◆ Goal ◆
Return each line containing the string "chart".

◆ Given information ◆
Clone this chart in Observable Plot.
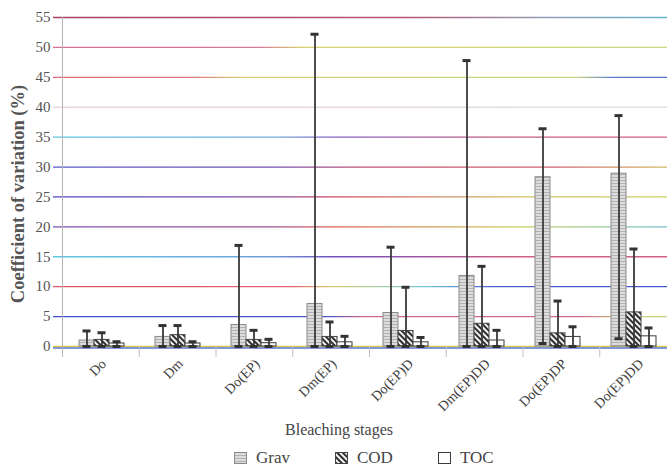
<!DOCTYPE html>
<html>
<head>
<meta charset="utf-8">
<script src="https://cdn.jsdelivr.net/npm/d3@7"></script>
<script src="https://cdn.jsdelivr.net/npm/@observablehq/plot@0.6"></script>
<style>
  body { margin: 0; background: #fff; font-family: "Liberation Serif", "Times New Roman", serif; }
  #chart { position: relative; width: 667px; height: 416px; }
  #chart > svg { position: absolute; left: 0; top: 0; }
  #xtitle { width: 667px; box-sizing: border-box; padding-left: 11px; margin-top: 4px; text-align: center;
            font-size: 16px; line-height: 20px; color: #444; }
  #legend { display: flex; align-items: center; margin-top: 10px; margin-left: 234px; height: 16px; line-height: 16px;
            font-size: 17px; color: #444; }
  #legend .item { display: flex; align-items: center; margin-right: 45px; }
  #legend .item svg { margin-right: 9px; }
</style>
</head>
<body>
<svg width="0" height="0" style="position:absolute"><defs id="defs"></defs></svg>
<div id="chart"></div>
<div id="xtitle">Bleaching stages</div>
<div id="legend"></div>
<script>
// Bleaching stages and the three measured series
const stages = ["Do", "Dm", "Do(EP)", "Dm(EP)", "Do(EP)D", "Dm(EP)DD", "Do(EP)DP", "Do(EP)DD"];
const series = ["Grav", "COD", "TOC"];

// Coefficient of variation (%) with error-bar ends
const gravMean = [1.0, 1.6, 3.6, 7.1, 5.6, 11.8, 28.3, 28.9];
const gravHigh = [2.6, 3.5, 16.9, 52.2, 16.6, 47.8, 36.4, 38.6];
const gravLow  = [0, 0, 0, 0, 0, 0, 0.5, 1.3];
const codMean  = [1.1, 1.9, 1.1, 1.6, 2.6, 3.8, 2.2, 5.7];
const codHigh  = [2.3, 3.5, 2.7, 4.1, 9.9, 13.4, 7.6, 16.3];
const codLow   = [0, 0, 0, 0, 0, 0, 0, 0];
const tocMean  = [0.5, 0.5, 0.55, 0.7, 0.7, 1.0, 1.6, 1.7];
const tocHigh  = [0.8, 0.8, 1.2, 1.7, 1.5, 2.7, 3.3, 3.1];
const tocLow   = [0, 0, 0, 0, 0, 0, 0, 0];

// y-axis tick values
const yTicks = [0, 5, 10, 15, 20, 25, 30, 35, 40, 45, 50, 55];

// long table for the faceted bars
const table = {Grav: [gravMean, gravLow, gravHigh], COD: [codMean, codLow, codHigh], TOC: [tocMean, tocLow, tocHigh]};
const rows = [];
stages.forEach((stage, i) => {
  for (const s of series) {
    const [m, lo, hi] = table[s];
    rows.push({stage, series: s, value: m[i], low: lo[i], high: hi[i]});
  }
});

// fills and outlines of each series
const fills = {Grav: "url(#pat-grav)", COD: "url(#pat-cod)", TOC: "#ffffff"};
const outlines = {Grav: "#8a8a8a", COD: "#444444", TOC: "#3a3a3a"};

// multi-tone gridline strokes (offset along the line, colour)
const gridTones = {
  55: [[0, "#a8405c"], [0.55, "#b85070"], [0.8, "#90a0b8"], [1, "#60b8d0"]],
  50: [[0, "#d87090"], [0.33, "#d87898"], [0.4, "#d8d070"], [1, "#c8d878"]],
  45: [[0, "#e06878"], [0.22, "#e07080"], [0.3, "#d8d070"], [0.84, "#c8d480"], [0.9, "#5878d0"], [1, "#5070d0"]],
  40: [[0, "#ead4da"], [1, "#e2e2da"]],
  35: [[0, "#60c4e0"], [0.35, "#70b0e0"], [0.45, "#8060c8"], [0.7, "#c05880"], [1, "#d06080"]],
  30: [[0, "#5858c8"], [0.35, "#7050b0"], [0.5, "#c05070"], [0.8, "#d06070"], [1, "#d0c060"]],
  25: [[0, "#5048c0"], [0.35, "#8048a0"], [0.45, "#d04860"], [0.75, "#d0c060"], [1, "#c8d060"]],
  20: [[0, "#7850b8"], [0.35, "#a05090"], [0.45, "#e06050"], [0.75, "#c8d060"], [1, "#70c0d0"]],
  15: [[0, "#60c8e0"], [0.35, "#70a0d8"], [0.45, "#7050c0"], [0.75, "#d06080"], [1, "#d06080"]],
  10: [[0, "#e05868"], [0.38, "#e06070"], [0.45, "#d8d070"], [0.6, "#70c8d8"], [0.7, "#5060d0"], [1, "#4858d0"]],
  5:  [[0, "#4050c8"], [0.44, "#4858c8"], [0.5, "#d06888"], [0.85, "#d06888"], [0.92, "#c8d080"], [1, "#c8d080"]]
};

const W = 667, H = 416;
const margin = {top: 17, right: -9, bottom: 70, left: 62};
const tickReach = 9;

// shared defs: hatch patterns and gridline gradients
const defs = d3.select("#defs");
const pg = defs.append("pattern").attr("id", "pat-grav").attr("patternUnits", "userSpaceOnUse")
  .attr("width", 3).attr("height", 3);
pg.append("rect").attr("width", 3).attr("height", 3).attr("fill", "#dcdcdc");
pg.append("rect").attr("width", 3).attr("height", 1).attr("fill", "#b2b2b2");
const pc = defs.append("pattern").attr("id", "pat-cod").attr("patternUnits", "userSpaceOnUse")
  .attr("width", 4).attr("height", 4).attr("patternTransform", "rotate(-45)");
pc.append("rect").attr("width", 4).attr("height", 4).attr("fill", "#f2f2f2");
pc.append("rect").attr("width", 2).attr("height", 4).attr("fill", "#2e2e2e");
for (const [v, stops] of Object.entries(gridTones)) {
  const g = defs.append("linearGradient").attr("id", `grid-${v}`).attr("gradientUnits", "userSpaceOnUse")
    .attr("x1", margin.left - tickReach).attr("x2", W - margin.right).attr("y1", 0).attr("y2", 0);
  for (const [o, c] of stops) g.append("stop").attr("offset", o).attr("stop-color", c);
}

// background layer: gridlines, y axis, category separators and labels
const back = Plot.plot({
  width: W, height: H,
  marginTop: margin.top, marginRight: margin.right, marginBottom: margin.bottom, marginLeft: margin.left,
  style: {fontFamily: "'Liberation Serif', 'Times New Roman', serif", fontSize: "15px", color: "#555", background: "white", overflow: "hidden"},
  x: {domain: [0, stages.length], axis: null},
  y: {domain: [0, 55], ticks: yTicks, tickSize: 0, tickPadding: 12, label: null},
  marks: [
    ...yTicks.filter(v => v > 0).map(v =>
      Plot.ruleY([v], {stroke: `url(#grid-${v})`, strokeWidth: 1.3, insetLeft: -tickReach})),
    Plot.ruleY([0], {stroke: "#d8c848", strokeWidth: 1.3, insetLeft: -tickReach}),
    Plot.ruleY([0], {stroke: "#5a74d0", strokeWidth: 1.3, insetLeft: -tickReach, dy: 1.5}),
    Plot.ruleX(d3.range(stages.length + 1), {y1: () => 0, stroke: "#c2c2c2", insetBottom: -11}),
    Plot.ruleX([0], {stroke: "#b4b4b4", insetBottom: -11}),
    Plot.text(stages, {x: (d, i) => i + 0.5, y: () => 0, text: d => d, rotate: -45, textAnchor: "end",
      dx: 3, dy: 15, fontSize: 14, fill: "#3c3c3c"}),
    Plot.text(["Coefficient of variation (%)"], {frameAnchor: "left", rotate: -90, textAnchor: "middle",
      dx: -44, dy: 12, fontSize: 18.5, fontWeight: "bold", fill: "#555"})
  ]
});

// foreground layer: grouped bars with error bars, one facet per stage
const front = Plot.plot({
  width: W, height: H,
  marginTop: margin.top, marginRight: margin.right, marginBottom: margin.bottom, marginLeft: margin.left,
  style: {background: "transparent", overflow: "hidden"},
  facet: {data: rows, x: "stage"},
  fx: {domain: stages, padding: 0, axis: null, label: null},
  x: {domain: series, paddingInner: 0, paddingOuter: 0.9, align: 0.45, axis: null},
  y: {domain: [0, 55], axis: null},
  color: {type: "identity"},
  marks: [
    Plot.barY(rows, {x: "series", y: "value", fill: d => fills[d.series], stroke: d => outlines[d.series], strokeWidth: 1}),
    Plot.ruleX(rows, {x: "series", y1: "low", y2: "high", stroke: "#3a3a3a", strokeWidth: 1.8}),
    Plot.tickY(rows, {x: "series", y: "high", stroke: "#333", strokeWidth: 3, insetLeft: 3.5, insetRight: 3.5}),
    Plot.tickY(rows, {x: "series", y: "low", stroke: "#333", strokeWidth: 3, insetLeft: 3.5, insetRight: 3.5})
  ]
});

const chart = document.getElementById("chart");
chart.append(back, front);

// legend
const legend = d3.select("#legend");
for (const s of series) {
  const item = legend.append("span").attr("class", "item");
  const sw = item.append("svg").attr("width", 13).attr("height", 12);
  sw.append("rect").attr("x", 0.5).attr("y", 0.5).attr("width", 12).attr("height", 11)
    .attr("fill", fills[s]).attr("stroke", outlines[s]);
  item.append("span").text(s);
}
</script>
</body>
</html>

◆ Task solution ◆
Clone this chart in Observable Plot.
  #chart { position: relative; width: 667px; height: 416px; }
  #chart > svg { position: absolute; left: 0; top: 0; }
<div id="chart"></div>
const chart = document.getElementById("chart");
chart.append(back, front);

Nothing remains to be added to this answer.